Dish made of boiled meat in Viennese cuisine

Tafelspitz (German Tafelspitz, /de/; top of the table) is boiled veal or beef in broth, served with a mix of minced apples and horseradish. It is a classic dish of the Viennese cuisine and popular in all of Austria and the neighboring German state of Bavaria.
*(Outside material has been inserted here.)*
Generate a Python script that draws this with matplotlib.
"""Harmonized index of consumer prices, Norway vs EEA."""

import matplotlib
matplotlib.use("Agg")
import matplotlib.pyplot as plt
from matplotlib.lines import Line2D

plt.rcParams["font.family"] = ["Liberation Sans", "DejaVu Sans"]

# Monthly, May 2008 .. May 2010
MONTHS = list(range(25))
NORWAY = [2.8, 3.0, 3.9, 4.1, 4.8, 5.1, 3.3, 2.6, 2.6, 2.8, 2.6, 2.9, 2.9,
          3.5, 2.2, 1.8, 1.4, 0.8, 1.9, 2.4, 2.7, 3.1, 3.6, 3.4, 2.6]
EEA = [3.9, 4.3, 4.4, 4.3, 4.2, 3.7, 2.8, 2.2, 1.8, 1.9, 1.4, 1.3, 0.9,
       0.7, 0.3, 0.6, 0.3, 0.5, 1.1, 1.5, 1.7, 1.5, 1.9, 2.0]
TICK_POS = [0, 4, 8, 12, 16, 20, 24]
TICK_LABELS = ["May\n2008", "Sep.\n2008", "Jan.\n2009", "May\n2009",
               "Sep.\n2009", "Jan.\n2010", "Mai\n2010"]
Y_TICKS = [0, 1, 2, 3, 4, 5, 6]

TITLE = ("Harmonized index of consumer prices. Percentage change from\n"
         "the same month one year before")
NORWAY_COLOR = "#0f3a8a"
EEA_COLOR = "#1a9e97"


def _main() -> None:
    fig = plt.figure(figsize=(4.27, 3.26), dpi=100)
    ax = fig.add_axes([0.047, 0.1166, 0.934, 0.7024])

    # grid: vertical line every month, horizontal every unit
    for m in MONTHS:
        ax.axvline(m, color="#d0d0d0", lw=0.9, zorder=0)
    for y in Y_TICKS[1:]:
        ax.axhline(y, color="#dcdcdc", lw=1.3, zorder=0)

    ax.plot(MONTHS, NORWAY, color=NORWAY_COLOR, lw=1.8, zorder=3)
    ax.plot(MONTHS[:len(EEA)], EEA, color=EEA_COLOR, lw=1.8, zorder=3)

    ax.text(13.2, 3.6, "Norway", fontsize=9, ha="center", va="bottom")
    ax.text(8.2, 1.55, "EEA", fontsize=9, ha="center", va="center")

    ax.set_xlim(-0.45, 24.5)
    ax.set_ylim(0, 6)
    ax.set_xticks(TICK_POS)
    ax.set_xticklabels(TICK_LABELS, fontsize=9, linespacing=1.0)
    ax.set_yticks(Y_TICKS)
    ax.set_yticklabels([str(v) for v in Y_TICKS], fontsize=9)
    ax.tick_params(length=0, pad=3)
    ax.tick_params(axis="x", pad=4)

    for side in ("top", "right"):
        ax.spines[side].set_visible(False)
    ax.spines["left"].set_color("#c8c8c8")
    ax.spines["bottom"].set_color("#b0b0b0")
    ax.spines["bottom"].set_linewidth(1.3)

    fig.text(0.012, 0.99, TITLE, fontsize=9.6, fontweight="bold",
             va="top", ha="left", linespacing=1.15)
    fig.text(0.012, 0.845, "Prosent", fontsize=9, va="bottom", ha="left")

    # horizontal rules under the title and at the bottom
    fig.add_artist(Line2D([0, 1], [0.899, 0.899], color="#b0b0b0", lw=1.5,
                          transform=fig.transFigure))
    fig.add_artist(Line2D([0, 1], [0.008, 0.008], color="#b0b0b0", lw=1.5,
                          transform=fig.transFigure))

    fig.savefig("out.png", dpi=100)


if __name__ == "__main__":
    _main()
Franz Joseph I, Emperor of Austria, was a great lover of Tafelspitz. According to the 1912 official cookery textbook used in domestic science schools of the Austro-Hungarian Empire, "His Majesty's private table is never without a fine piece of boiled beef, which is one of his favorite dishes."

== The dish ==
Tafelspitz is simmered along with root vegetables and spices in the broth. It is usually served with roasted slices of potato and a mix of minced apples and horseradish or sour cream mixed with chives.

== The cut ==

The Tafelspitz is located at #13.

Tafelspitz is the Austrian name of the meat cut which is used, usually from a young ox. This cut is typically known in the United States as the standing rump or top round, depending on the nomenclature of cuts used. The British cut is called "topside"; in Australia, it is called the rump cap. Brazilian cuisine prizes essentially the same cut as picanha for churrasco (grilling). It is the top hind end of the cattle where the tail originates. Alternatively, it may be a similar cut of beef from a young ox, properly hung, with firm white fat (not yellow). The fat can be left on to prevent the meat from becoming dry.

Austrian butchers gave almost every muscle of beef a separate name. The hind leg alone is parted into 16 cuts: there are, for example, the Hüferscherzl, Hüferschwanzl, Nuss, Wadlstutzen, Gschnatter, Schwarzes Scherzl, Weißes Scherzl, Dünnes Kügerl, and Schalblattel (also called Fledermaus).